当たり前の前提に気付いて愕然としました。
そこからは、まるで、自分がドラマの中に入ったかのような感じでした。予言を受けていたから不思議なくらいに頭は冷静で、「あなたが必要だ」ということを伝えなきゃ、とスイッチが切り替わりました。
10歳年上で、いつも私の保護者のように私がわかってないところ、抜けてるところをフォローしてくれていた旦那さんが、映画やドラマ鑑賞以外で泣いているのを、初めて目の当たりにして。
私が、「一人でやらなきゃ」
…好きなことを生計を立てられるレベルにしなくちゃ
…私の役割(家事の分担や経済力)を守らなきゃ
という思いで、必死に進めてきた思いや行動が、彼をこんなにも傷つけていた。
そのことを知り、心の底から
「(やりたいことを)一人で隠し込んでごめんなさい」
「気持ちを聞かないで勝手に決めつけてごめんなさい」
「あなたがいたから、私は今の私でいられる。

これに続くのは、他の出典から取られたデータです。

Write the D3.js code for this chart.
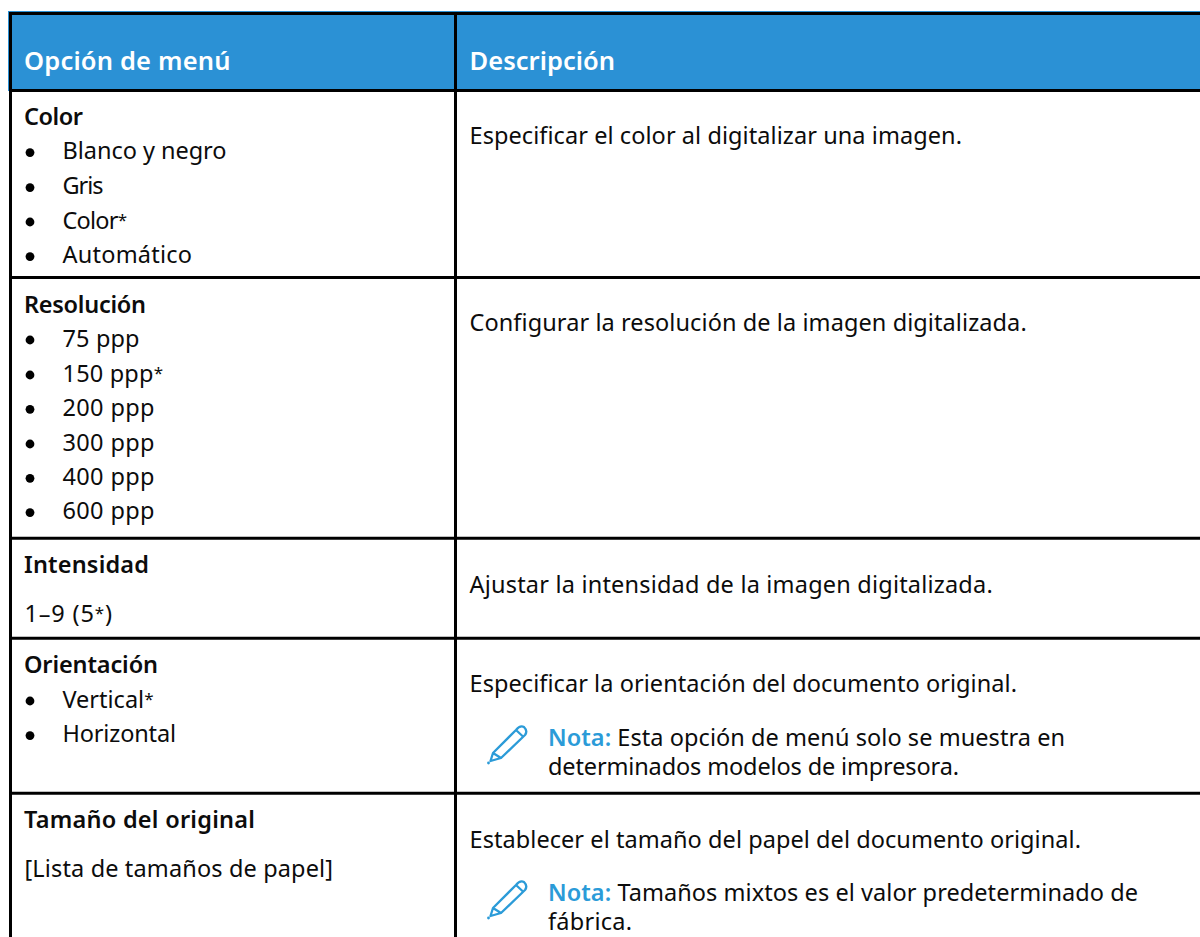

あなたがいなかったらここまでできなかった」
「あなたがいる未来を想定して、私は前に向かってるから、いなくなったら困る。だから、出ていくなんて言わないで」
と何度も言いました。
そこから、ぽつりぽつりと過去の出来事を話していきました。
初めて京都に行った時、ちゃんりえさんにどうしたら旦那さんと仲良くなれるのかと聞いたら
「一日一回ハグやな。
違和感あっても毎日続けたら、絶対ラブラブになるわ」
と言われたこと。
やってはみたけど、旦那さんの反応が悪いから「今更私とハグなんて、面倒なのかな…」自然消滅しちゃったんです。
旦那さんは「本当はうれしかったのに、すぐやめちゃったね」
と言いました。
(えー?お前も意思表示しろよ…というツッコミは飲み込んでおきます)
めんどくさい人だな~と思いつつ、私だって十分めんどくさいんです。
そんなめんどくささとか表面的なことじゃなく、存在がいなくなる…という問題をつきつけられて、ようやくわかりました。
まるごと引き受けるってそういうこと。
いい部分だけじゃなくて、ネガティブな経験や気持ちも含めて全部なのだと。
この日、私達のパートナーシップは一度死に、和解できたのだと思いました。
気持ちやエネルギーの障害物がなくなり、だいぶ通りがよくなりました。
ここから復興、再生、統合です。
魔法みたいに目に見えた激変を期待してました。
一度ヒプノを受けたら、帰宅して旦那さんの態度が変わってた!などという眉唾ものを実は期待してました。
そんな都合のいい話ではない。
日々を丁寧に重ねていく、それだけなのです。